Task requirements: Exactly as written, write out the lines below from the first to the one containing "const xTicks = [0,20,40,60,80,100];", inclusive. Pictures do not belong in the copy.

Recorded data:

☆ ☆ ☆ ☆

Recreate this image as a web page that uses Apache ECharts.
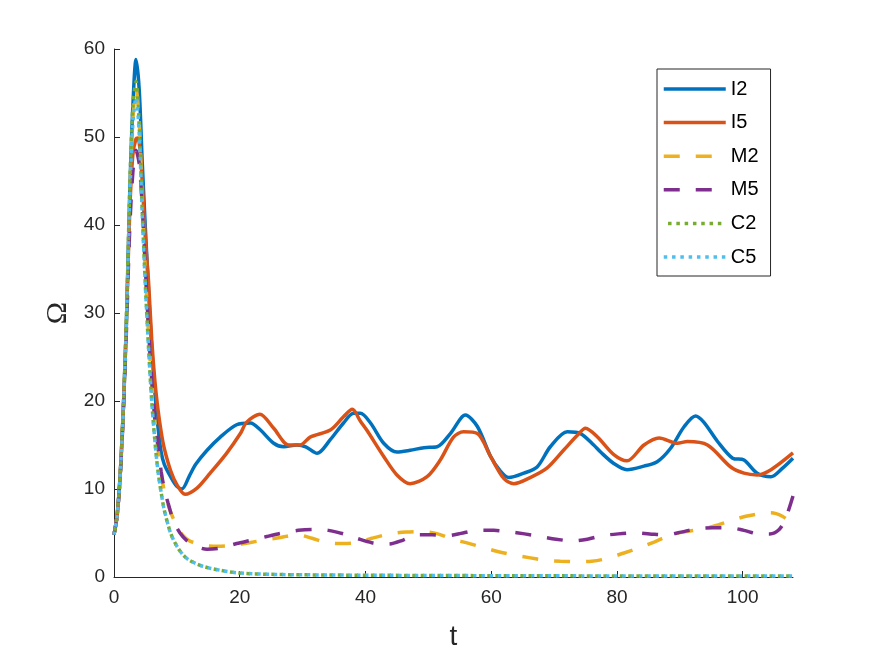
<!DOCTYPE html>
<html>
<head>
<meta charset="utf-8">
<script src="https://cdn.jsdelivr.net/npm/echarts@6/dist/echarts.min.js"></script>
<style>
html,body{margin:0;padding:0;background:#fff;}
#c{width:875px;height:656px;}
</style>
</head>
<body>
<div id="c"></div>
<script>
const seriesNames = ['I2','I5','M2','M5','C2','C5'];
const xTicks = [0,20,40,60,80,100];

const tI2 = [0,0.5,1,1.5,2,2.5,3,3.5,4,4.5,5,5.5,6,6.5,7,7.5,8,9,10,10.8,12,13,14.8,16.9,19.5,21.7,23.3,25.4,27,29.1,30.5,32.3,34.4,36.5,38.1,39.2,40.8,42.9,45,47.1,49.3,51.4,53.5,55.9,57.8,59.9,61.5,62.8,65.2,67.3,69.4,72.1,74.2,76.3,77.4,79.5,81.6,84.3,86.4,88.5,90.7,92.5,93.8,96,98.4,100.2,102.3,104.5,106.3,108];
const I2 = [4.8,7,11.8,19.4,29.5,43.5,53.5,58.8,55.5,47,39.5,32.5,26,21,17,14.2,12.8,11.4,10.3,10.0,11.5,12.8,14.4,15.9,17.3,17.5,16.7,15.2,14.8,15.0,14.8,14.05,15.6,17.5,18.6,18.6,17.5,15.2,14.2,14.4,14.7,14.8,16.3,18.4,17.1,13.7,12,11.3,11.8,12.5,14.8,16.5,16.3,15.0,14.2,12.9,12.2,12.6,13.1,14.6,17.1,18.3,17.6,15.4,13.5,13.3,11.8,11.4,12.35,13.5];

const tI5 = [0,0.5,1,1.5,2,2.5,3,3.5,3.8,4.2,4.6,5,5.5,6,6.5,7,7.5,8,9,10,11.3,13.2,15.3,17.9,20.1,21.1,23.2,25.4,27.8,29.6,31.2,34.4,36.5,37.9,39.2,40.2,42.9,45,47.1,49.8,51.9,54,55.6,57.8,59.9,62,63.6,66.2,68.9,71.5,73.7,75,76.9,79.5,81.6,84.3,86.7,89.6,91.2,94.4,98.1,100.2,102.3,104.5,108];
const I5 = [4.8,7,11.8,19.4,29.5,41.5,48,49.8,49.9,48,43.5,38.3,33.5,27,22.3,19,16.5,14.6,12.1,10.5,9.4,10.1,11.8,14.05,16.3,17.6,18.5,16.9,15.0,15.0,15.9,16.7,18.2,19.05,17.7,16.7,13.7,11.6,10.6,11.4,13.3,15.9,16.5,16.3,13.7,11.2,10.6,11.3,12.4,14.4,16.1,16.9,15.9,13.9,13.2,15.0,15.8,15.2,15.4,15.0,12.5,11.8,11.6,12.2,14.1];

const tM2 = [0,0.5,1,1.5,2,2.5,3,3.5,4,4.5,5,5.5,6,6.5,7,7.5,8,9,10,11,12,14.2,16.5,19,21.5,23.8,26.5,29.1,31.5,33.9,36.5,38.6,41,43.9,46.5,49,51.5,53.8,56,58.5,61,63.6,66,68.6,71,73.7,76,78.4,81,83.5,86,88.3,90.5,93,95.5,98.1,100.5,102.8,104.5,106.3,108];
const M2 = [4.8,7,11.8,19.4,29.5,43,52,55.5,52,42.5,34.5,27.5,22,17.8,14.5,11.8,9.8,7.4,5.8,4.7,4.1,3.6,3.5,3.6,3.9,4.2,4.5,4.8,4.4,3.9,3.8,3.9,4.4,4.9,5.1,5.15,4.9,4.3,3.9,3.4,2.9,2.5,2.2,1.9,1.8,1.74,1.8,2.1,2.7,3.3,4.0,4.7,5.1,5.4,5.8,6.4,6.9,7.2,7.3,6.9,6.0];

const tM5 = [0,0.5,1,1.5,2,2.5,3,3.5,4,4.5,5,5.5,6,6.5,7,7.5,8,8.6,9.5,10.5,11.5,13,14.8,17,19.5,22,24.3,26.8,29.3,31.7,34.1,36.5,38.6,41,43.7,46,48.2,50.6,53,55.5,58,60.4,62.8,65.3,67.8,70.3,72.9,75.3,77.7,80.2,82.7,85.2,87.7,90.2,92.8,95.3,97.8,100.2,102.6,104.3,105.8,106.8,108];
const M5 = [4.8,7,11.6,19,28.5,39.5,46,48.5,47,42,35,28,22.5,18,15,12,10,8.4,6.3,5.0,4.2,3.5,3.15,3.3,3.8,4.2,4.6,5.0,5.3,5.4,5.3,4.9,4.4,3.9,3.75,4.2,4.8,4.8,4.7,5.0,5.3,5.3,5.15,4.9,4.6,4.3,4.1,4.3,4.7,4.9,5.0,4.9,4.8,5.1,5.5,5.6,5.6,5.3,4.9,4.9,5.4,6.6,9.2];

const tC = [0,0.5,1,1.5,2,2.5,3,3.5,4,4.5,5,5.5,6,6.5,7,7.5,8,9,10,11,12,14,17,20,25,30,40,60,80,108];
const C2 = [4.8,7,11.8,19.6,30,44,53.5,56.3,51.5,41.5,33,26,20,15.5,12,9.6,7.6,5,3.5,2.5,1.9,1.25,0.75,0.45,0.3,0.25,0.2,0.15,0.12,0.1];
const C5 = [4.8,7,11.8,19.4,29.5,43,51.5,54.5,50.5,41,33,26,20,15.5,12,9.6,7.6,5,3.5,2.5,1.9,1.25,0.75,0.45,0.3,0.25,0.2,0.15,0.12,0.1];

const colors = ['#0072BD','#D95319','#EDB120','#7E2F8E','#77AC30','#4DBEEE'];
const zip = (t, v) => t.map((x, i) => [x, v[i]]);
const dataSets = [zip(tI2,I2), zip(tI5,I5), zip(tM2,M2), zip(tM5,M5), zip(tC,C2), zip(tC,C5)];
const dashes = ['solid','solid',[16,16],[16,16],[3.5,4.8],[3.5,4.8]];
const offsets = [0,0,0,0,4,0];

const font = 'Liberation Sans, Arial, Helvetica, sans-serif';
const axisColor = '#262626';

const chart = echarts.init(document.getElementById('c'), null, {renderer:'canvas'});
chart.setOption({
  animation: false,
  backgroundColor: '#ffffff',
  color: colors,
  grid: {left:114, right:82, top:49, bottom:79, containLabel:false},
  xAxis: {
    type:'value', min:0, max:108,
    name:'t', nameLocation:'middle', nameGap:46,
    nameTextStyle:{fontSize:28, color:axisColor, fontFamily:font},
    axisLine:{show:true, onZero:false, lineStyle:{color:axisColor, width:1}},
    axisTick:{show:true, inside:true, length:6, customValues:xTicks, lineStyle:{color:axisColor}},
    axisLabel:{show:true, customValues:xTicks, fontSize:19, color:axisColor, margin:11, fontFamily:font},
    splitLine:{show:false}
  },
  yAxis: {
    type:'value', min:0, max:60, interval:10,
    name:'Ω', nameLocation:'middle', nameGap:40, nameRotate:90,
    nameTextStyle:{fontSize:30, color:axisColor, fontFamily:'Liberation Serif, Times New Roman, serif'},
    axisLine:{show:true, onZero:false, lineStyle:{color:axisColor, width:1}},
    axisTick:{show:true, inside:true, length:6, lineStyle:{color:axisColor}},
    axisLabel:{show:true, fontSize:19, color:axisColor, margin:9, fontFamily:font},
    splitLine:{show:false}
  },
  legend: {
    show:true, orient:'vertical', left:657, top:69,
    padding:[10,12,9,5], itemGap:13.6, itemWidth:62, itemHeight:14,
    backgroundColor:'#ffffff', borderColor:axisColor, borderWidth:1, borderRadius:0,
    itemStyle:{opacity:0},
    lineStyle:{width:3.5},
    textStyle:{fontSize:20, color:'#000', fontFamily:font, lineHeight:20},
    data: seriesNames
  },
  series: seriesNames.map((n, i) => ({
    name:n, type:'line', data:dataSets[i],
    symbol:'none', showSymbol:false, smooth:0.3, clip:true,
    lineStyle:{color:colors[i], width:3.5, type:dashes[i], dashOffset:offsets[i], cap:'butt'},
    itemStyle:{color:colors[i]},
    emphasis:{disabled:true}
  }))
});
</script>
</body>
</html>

☆ ☆ ☆ ☆

Output:
Recreate this image as a web page that uses Apache ECharts.
<!DOCTYPE html>
<html>
<head>
<meta charset="utf-8">
<script src="https://cdn.jsdelivr.net/npm/echarts@6/dist/echarts.min.js"></script>
<style>
html,body{margin:0;padding:0;background:#fff;}
#c{width:875px;height:656px;}
</style>
</head>
<body>
<div id="c"></div>
<script>
const seriesNames = ['I2','I5','M2','M5','C2','C5'];
const xTicks = [0,20,40,60,80,100];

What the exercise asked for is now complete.